### Source excerpt:
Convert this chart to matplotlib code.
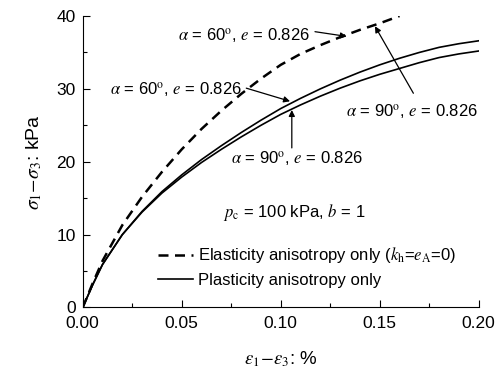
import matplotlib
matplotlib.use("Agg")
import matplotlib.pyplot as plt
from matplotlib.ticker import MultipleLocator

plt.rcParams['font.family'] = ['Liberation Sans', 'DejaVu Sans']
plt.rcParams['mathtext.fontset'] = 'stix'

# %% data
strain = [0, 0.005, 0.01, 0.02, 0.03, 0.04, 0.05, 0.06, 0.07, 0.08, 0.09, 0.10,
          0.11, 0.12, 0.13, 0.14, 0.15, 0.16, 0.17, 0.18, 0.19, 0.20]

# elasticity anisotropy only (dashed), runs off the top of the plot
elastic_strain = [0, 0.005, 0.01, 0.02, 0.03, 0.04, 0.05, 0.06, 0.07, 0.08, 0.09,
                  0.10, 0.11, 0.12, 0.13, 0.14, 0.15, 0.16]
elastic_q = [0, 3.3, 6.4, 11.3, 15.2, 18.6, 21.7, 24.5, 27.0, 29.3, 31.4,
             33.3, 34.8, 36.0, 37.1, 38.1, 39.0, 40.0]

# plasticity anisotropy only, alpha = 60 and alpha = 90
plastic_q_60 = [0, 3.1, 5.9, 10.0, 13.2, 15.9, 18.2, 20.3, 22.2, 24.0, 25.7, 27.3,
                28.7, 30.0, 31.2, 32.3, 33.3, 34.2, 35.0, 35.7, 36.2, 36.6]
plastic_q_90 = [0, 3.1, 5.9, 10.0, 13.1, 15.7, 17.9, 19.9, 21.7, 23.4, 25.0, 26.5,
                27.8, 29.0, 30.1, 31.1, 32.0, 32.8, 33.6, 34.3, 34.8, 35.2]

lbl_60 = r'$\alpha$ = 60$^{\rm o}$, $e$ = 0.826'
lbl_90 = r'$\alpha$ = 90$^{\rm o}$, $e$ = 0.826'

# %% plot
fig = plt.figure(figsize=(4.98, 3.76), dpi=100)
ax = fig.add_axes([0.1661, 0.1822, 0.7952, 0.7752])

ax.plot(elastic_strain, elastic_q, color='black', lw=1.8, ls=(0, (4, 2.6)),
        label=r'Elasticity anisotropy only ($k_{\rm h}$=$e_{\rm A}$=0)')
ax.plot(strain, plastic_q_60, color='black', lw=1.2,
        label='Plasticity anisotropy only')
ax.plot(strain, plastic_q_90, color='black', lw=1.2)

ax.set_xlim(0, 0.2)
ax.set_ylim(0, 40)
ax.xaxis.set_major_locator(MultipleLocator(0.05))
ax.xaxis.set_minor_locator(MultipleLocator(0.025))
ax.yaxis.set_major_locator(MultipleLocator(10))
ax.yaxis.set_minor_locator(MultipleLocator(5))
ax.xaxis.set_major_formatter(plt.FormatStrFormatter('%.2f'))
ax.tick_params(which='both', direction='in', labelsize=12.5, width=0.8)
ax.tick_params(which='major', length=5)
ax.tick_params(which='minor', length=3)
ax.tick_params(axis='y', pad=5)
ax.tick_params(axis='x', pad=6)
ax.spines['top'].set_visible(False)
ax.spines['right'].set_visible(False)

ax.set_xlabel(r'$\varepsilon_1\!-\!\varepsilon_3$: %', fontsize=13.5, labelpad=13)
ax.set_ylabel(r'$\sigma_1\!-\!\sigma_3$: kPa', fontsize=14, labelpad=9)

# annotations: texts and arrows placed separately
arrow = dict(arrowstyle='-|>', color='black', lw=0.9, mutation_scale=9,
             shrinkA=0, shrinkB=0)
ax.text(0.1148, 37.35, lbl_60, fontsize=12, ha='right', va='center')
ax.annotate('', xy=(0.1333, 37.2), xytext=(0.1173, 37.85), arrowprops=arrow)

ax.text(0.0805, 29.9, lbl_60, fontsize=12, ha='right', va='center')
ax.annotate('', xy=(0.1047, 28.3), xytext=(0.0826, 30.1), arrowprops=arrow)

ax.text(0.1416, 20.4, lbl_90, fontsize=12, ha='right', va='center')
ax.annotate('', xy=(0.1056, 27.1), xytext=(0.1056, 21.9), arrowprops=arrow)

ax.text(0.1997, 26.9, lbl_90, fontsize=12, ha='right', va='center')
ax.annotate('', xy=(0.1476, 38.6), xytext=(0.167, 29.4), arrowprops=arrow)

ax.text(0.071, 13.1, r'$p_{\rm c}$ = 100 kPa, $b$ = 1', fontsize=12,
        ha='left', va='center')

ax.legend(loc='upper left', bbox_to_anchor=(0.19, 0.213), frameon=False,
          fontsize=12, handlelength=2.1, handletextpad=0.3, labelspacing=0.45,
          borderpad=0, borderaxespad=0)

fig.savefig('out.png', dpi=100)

### Written request:
Reproduce the material above exactly, first line through the line that contains "0.11, 0.12, 0.13, 0.14, 0.15, 0.16, 0.17, 0.18, 0.19, 0.20]", minus the pictures.

### The response:
Convert this chart to matplotlib code.
import matplotlib
matplotlib.use("Agg")
import matplotlib.pyplot as plt
from matplotlib.ticker import MultipleLocator

plt.rcParams['font.family'] = ['Liberation Sans', 'DejaVu Sans']
plt.rcParams['mathtext.fontset'] = 'stix'

# %% data
strain = [0, 0.005, 0.01, 0.02, 0.03, 0.04, 0.05, 0.06, 0.07, 0.08, 0.09, 0.10,
          0.11, 0.12, 0.13, 0.14, 0.15, 0.16, 0.17, 0.18, 0.19, 0.20]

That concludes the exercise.